A questo scopo, hanno preso in esame due diversi atteggiamenti nei confronti delle proprie capacità, distinguendo tra:
«dilettante», che si accontenta del livello raggiunto,
«esperto», che si impegna costantemente nel migliorare la propria performance.
La “pratica intenzionale”
Ciò che caratterizza gli “esperti” è l’impegno in un esercizio quotidiano molto mirato: la pratica intenzionale.
La pratica intenzionale deve essere, per sua natura, difficoltosa per sviluppare l’attenzione: quando un musicista con un atteggiamento da dilettante si esercita, di solito, suona qualche brano piacevole da eseguire, mentre l’esperto esegue noiosissimi esercizi o si concentra su alcuni passaggi difficili. I migliori pattinatori su ghiaccio si allenano provando i salti che eseguono più raramente, mentre i dilettanti perfezionano quelli che conoscono già.

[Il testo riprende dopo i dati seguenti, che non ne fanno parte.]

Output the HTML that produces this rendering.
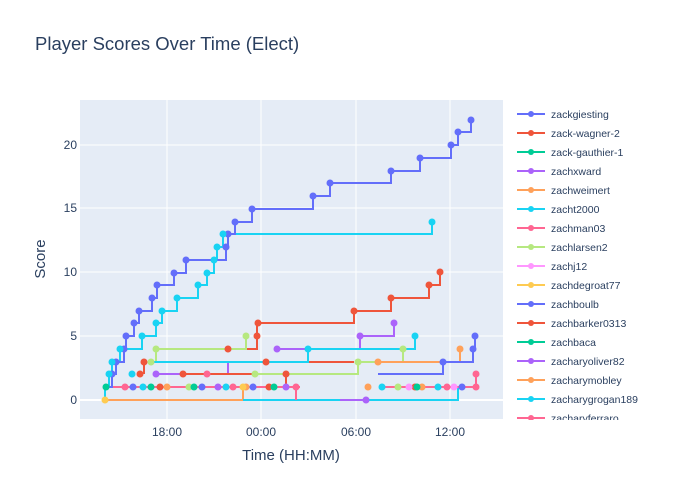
<!DOCTYPE html>
<html><head><meta charset="utf-8"><style>body{margin:0;background:#fff}svg{display:block;font-family:"Liberation Sans",sans-serif}</style></head><body>
<svg width="700" height="500" xmlns="http://www.w3.org/2000/svg">
<rect width="700" height="500" fill="#fff"/>
<rect x="80" y="100" width="423" height="319" fill="#e5ecf6"/>
<g stroke="#fff" stroke-width="1">
<line x1="80" x2="503" y1="400" y2="400" stroke-width="2"/>
<line x1="80" x2="503" y1="336" y2="336"/><line x1="80" x2="503" y1="272" y2="272"/>
<line x1="80" x2="503" y1="208" y2="208"/><line x1="80" x2="503" y1="145" y2="145"/>
<line x1="167" x2="167" y1="100" y2="419"/><line x1="261" x2="261" y1="100" y2="419"/>
<line x1="356" x2="356" y1="100" y2="419"/><line x1="450" x2="450" y1="100" y2="419"/>
</g>
<g font-size="12" fill="#2a3f5f" text-anchor="end">
<text x="77" y="404">0</text><text x="77" y="340">5</text><text x="77" y="276">10</text><text x="77" y="212">15</text><text x="77" y="149">20</text>
</g>
<g font-size="12" fill="#2a3f5f" text-anchor="middle">
<text x="167" y="436">18:00</text><text x="261" y="436">00:00</text><text x="356" y="436">06:00</text><text x="450" y="436">12:00</text>
</g>
<text x="291" y="460" font-size="15" fill="#2a3f5f" text-anchor="middle">Time (HH:MM)</text>
<text transform="translate(45,259) rotate(-90)" font-size="15" fill="#2a3f5f" text-anchor="middle">Score</text>
<text x="35" y="50" font-size="18.5" fill="#2a3f5f">Player Scores Over Time (Elect)</text>
<g fill="none" stroke-width="2">
<path stroke="#FFA15A" d="M105 400H243V387"/>
<path stroke="#19d3f3" d="M243 400H458V387"/>
<path stroke="#ab63fa" d="M155 374H228V362M340 400H366"/>
<path stroke="#EF553B" d="M183 374H286V387M144 362V374M228 349H257V336V323H354V311H391V298H429V285H440V272"/>
<path stroke="#EF553B" d="M266 362H354"/>
<path stroke="#B6E880" d="M156 349H246V336M151 362H156V349M255 374H358V362H403V349"/>
<path stroke="#ab63fa" d="M277 349H360V336H394V323"/>
<path stroke="#19d3f3" d="M151 362H308V349H415V336"/>
<path stroke="#FFA15A" d="M378 362H460V349"/>
<path stroke="#636efa" d="M378 374H443V362H473V349H475V336"/>
<path stroke="#FF6692" d="M105 387H300M296 387V400M380 387H478M476 387V374"/>
<path stroke="#19d3f3" d="M105 400V387H109V374H112V362H120V349H142V336H156V323H162V311H177V298H198V285H207V273H214V260H217V247H223V234H432V222"/>
<path stroke="#636efa" d="M105 387H112V374H116V362H124V349H126V336H134V323H139V311H152V298H157V285H174V273H186V260H226V247H228V234H235V222H252V209H313V196H330V183H391V171H420V158H451V145H458V132H471V120"/>
</g>
<g>
<g fill="#636efa"><circle cx="112" cy="374" r="3.5"/><circle cx="116" cy="362" r="3.5"/><circle cx="124" cy="349" r="3.5"/><circle cx="126" cy="336" r="3.5"/><circle cx="134" cy="323" r="3.5"/><circle cx="139" cy="311" r="3.5"/><circle cx="152" cy="298" r="3.5"/><circle cx="157" cy="285" r="3.5"/><circle cx="174" cy="273" r="3.5"/><circle cx="186" cy="260" r="3.5"/><circle cx="226" cy="247" r="3.5"/><circle cx="228" cy="234" r="3.5"/><circle cx="235" cy="222" r="3.5"/><circle cx="252" cy="209" r="3.5"/><circle cx="313" cy="196" r="3.5"/><circle cx="330" cy="183" r="3.5"/><circle cx="391" cy="171" r="3.5"/><circle cx="420" cy="158" r="3.5"/><circle cx="451" cy="145" r="3.5"/><circle cx="458" cy="132" r="3.5"/><circle cx="471" cy="120" r="3.5"/><circle cx="443" cy="362" r="3.5"/><circle cx="473" cy="349" r="3.5"/><circle cx="475" cy="336" r="3.5"/><circle cx="133" cy="387" r="3.5"/><circle cx="202" cy="387" r="3.5"/><circle cx="253" cy="387" r="3.5"/><circle cx="462" cy="387" r="3.5"/></g>
<g fill="#19d3f3"><circle cx="109" cy="374" r="3.5"/><circle cx="112" cy="362" r="3.5"/><circle cx="120" cy="349" r="3.5"/><circle cx="142" cy="336" r="3.5"/><circle cx="156" cy="323" r="3.5"/><circle cx="162" cy="311" r="3.5"/><circle cx="177" cy="298" r="3.5"/><circle cx="198" cy="285" r="3.5"/><circle cx="207" cy="273" r="3.5"/><circle cx="214" cy="260" r="3.5"/><circle cx="217" cy="247" r="3.5"/><circle cx="223" cy="234" r="3.5"/><circle cx="432" cy="222" r="3.5"/><circle cx="308" cy="349" r="3.5"/><circle cx="415" cy="336" r="3.5"/><circle cx="132" cy="374" r="3.5"/><circle cx="382" cy="387" r="3.5"/><circle cx="438" cy="387" r="3.5"/><circle cx="143" cy="387" r="3.5"/><circle cx="226" cy="387" r="3.5"/></g>
<g fill="#EF553B"><circle cx="228" cy="349" r="3.5"/><circle cx="257" cy="336" r="3.5"/><circle cx="258" cy="323" r="3.5"/><circle cx="354" cy="311" r="3.5"/><circle cx="391" cy="298" r="3.5"/><circle cx="429" cy="285" r="3.5"/><circle cx="440" cy="272" r="3.5"/><circle cx="144" cy="362" r="3.5"/><circle cx="140" cy="374" r="3.5"/><circle cx="183" cy="374" r="3.5"/><circle cx="266" cy="362" r="3.5"/><circle cx="286" cy="374" r="3.5"/><circle cx="269" cy="387" r="3.5"/><circle cx="415" cy="387" r="3.5"/><circle cx="160" cy="387" r="3.5"/></g>
<g fill="#B6E880"><circle cx="156" cy="349" r="3.5"/><circle cx="246" cy="336" r="3.5"/><circle cx="151" cy="362" r="3.5"/><circle cx="255" cy="374" r="3.5"/><circle cx="358" cy="362" r="3.5"/><circle cx="403" cy="349" r="3.5"/><circle cx="189" cy="387" r="3.5"/><circle cx="398" cy="387" r="3.5"/></g>
<g fill="#ab63fa"><circle cx="277" cy="349" r="3.5"/><circle cx="360" cy="336" r="3.5"/><circle cx="394" cy="323" r="3.5"/><circle cx="156" cy="374" r="3.5"/><circle cx="366" cy="400" r="3.5"/><circle cx="286" cy="387" r="3.5"/><circle cx="218" cy="387" r="3.5"/></g>
<g fill="#FFA15A"><circle cx="378" cy="362" r="3.5"/><circle cx="460" cy="349" r="3.5"/><circle cx="368" cy="387" r="3.5"/><circle cx="422" cy="387" r="3.5"/><circle cx="167" cy="387" r="3.5"/><circle cx="246" cy="387" r="3.5"/></g>
<g fill="#FF6692"><circle cx="296" cy="387" r="3.5"/><circle cx="476" cy="374" r="3.5"/><circle cx="207" cy="374" r="3.5"/><circle cx="233" cy="387" r="3.5"/><circle cx="447" cy="387" r="3.5"/><circle cx="476" cy="387" r="3.5"/><circle cx="125" cy="387" r="3.5"/></g>
<g fill="#00cc96"><circle cx="106" cy="387" r="3.5"/><circle cx="194" cy="387" r="3.5"/><circle cx="274" cy="387" r="3.5"/><circle cx="417" cy="387" r="3.5"/><circle cx="151" cy="387" r="3.5"/></g>
<g fill="#FF97FF"><circle cx="409" cy="387" r="3.5"/><circle cx="454" cy="387" r="3.5"/></g>
<circle cx="105" cy="400" r="3.5" fill="#FECB52"/><circle cx="243" cy="387" r="3.5" fill="#FECB52"/>
</g>
<g font-size="10.5" fill="#2a3f5f" stroke-width="2">
<g transform="translate(0,114)"><line x1="517" x2="545" stroke="#636efa"/><circle cx="531" r="3" fill="#636efa"/><text x="551" y="4">zackgiesting</text></g>
<g transform="translate(0,133)"><line x1="517" x2="545" stroke="#EF553B"/><circle cx="531" r="3" fill="#EF553B"/><text x="551" y="4">zack-wagner-2</text></g>
<g transform="translate(0,152)"><line x1="517" x2="545" stroke="#00cc96"/><circle cx="531" r="3" fill="#00cc96"/><text x="551" y="4">zack-gauthier-1</text></g>
<g transform="translate(0,171)"><line x1="517" x2="545" stroke="#ab63fa"/><circle cx="531" r="3" fill="#ab63fa"/><text x="551" y="4">zachxward</text></g>
<g transform="translate(0,190)"><line x1="517" x2="545" stroke="#FFA15A"/><circle cx="531" r="3" fill="#FFA15A"/><text x="551" y="4">zachweimert</text></g>
<g transform="translate(0,209)"><line x1="517" x2="545" stroke="#19d3f3"/><circle cx="531" r="3" fill="#19d3f3"/><text x="551" y="4">zacht2000</text></g>
<g transform="translate(0,228)"><line x1="517" x2="545" stroke="#FF6692"/><circle cx="531" r="3" fill="#FF6692"/><text x="551" y="4">zachman03</text></g>
<g transform="translate(0,247)"><line x1="517" x2="545" stroke="#B6E880"/><circle cx="531" r="3" fill="#B6E880"/><text x="551" y="4">zachlarsen2</text></g>
<g transform="translate(0,266)"><line x1="517" x2="545" stroke="#FF97FF"/><circle cx="531" r="3" fill="#FF97FF"/><text x="551" y="4">zachj12</text></g>
<g transform="translate(0,285)"><line x1="517" x2="545" stroke="#FECB52"/><circle cx="531" r="3" fill="#FECB52"/><text x="551" y="4">zachdegroat77</text></g>
<g transform="translate(0,304)"><line x1="517" x2="545" stroke="#636efa"/><circle cx="531" r="3" fill="#636efa"/><text x="551" y="4">zachboulb</text></g>
<g transform="translate(0,323)"><line x1="517" x2="545" stroke="#EF553B"/><circle cx="531" r="3" fill="#EF553B"/><text x="551" y="4">zachbarker0313</text></g>
<g transform="translate(0,342)"><line x1="517" x2="545" stroke="#00cc96"/><circle cx="531" r="3" fill="#00cc96"/><text x="551" y="4">zachbaca</text></g>
<g transform="translate(0,361)"><line x1="517" x2="545" stroke="#ab63fa"/><circle cx="531" r="3" fill="#ab63fa"/><text x="551" y="4">zacharyoliver82</text></g>
<g transform="translate(0,380)"><line x1="517" x2="545" stroke="#FFA15A"/><circle cx="531" r="3" fill="#FFA15A"/><text x="551" y="4">zacharymobley</text></g>
<g transform="translate(0,399)"><line x1="517" x2="545" stroke="#19d3f3"/><circle cx="531" r="3" fill="#19d3f3"/><text x="551" y="4">zacharygrogan189</text></g>
<svg x="505" y="410" width="180" height="10" overflow="hidden"><g transform="translate(-505,8)"><line x1="517" x2="545" stroke="#FF6692"/><circle cx="531" r="3" fill="#FF6692"/><text x="551" y="4">zacharyferraro</text></g></svg>
</g>
</svg>
</body></html>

In pratica, l’esperto elabora una serie di strategie per evitare lo stadio autonomo e per rimanere allo stadio cognitivo:
Si concentra sulla tecnica
Non perde mai di vista l’obiettivo finale
Ricerca un feedback immediato e costante sulle sue prestazioni (l’importanza di ottenere un feedback immediato è già stata sottolineata nel post sullo Stato di Flow)
Per ogni settore di competenza esaminato (scacchi, violino, baseball….), il numero di anni speso a praticare una certa disciplina non influisce granché sul livello delle prestazioni. Per diventare esperti in un determinato campo, quindi, non conta tanto quanto ci si esercita, ma come. La pratica costante non è sufficiente. Per imparare, dobbiamo osservarci mentre sbagliamo e imparare dai nostri errori.

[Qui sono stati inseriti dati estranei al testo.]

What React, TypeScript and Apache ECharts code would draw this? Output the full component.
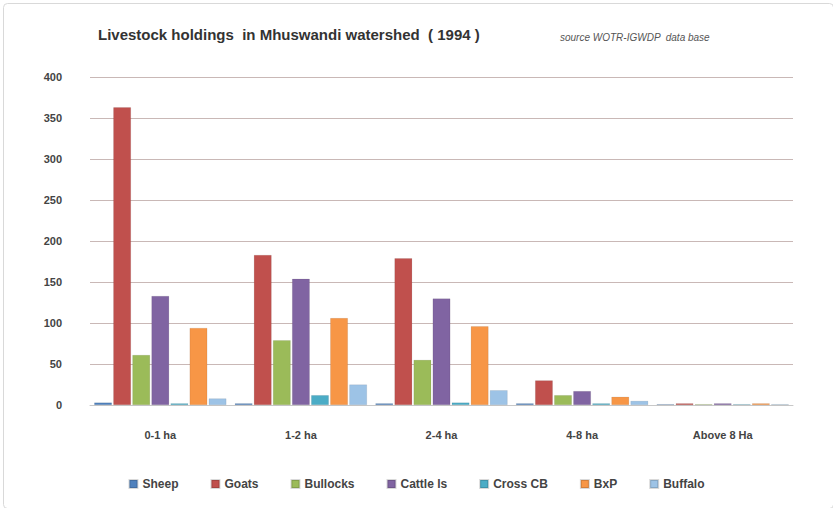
import React, { useEffect, useRef } from "react";
import * as echarts from "echarts";

const categories = ["0-1 ha", "1-2 ha", "2-4 ha", "4-8 ha", "Above 8 Ha"];
const seriesNames = ["Sheep", "Goats", "Bullocks", "Cattle ls", "Cross CB", "BxP", "Buffalo"];
const sheep = [3, 2, 2, 2, 1];
const goats = [363, 183, 179, 30, 2];
const bullocks = [61, 79, 55, 12, 1];
const cattle = [133, 154, 130, 17, 2];
const crossCB = [2, 12, 3, 2, 1];
const bxp = [94, 106, 96, 10, 2];
const buffalo = [8, 25, 18, 5, 1];
const seriesValues = [sheep, goats, bullocks, cattle, crossCB, bxp, buffalo];
const colors = ["#4F81BD", "#C0504D", "#9BBB59", "#8064A2", "#4BACC6", "#F79646", "#9DC3E6"];
const yTicks = { min: 0, max: 400, interval: 50 };

export default function App() {
  const ref = useRef<HTMLDivElement>(null);
  useEffect(() => {
    if (!ref.current) return;
    const chart = echarts.init(ref.current, null, { renderer: "svg" });
    chart.setOption({
      animation: false,
      backgroundColor: "#ffffff",
      color: colors,
      textStyle: { fontFamily: "Liberation Sans, Arial, sans-serif" },
      title: [
        {
          text: "Livestock holdings  in Mhuswandi watershed  ( 1994 )",
          left: 93,
          top: 22,
          textStyle: { fontSize: 15, fontWeight: "bold", color: "#333", fontFamily: "Liberation Sans Narrow, Liberation Sans, sans-serif" },
        },
        {
          text: "source WOTR-IGWDP  data base",
          left: 555,
          top: 27,
          textStyle: { fontSize: 10, fontStyle: "italic", fontWeight: "normal", color: "#555" },
        },
      ],
      legend: {
        bottom: 13,
        left: "center",
        itemWidth: 8,
        itemHeight: 8,
        itemGap: 32,
        icon: "rect",
        textStyle: { fontSize: 12, color: "#444", fontWeight: "bold", fontFamily: "Liberation Sans Narrow, Liberation Sans, sans-serif" },
        data: seriesNames,
      },
      grid: { left: 90, right: 40, top: 77, height: 328 },
      xAxis: {
        type: "category",
        data: categories,
        axisLine: { lineStyle: { color: "#c8c8c8" } },
        axisTick: { show: false },
        axisLabel: { fontSize: 11, color: "#444", fontWeight: "bold", margin: 24 },
      },
      yAxis: {
        type: "value",
        min: yTicks.min,
        max: yTicks.max,
        interval: yTicks.interval,
        axisLine: { show: false },
        axisTick: { show: false },
        axisLabel: { fontSize: 11, color: "#444", fontWeight: "bold", margin: 28 },
        splitLine: { lineStyle: { color: "#c9b8b6", width: 1.2 } },
      },
      series: seriesNames.map((name, i) => ({
        name,
        type: "bar",
        data: seriesValues[i],
        barGap: "8%",
        barCategoryGap: "6%",
        itemStyle: { color: colors[i], borderColor: "rgba(0,0,0,0.15)", borderWidth: 0.5 },
      })),
      graphic: [
        {
          type: "rect",
          left: 1,
          top: 1,
          shape: { width: 830, height: 505, r: 4 },
          style: { fill: "none", stroke: "#d9d9d9", lineWidth: 1 },
        },
      ],
    });
    return () => chart.dispose();
  }, []);
  return <div ref={ref} style={{ position: "fixed", left: 0, top: 0, width: 833, height: 508 }} />;
}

I radiologi che leggono una mammografia sono molto più precisi e veloci quante più mammografie leggono: il sistema di riconoscimento di pattern nel loro cervello è stato allenato, e riconosce in modo automatico i pattern di eventuali tessuti anomali. Le persone diventano esperte sviluppando sistemi automatici di pattern recognition per un compito particolare. (Michael Gazzaniga)

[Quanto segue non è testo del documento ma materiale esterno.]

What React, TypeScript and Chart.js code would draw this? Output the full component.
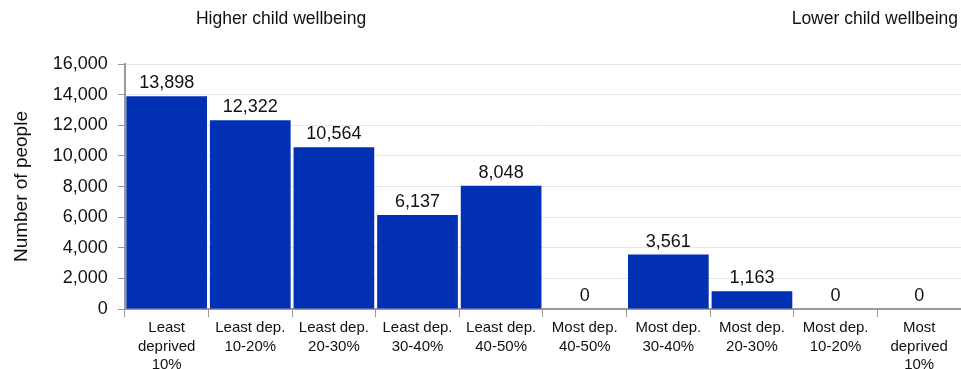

Secondo Ericsson, il modo migliore per tenersi alla larga dalla stabilizzazione ottimale è esercitarsi a commettere errori.
Gara di dattilografia: “Tutti pazzi per Rose”
Ad esempio, superare il livello di stabilizzazione ottimale nel campo della dattilografia è abbastanza semplice: occorre battere a macchina ad una velocità superiore a quella che risulterebbe agevole, concedendosi di commettere errori.
In un celebre esperimento, ai dattilografi vennero mostrate parole con una rapidità superiore del 10-15% a quella con cui le loro dita riuscivano a tradurle sulla tastiera. In capo a qualche giorno individuarono gli ostacoli che li rallentavano, li superarono e continuarono a battere sui tasti alla nuova velocità.
Uscendo dallo stadio autonomo e rientrando nello stadio cognitivo avevano disinnescato il pilota automatico, dandosi la possibilità di migliorare ulteriormente.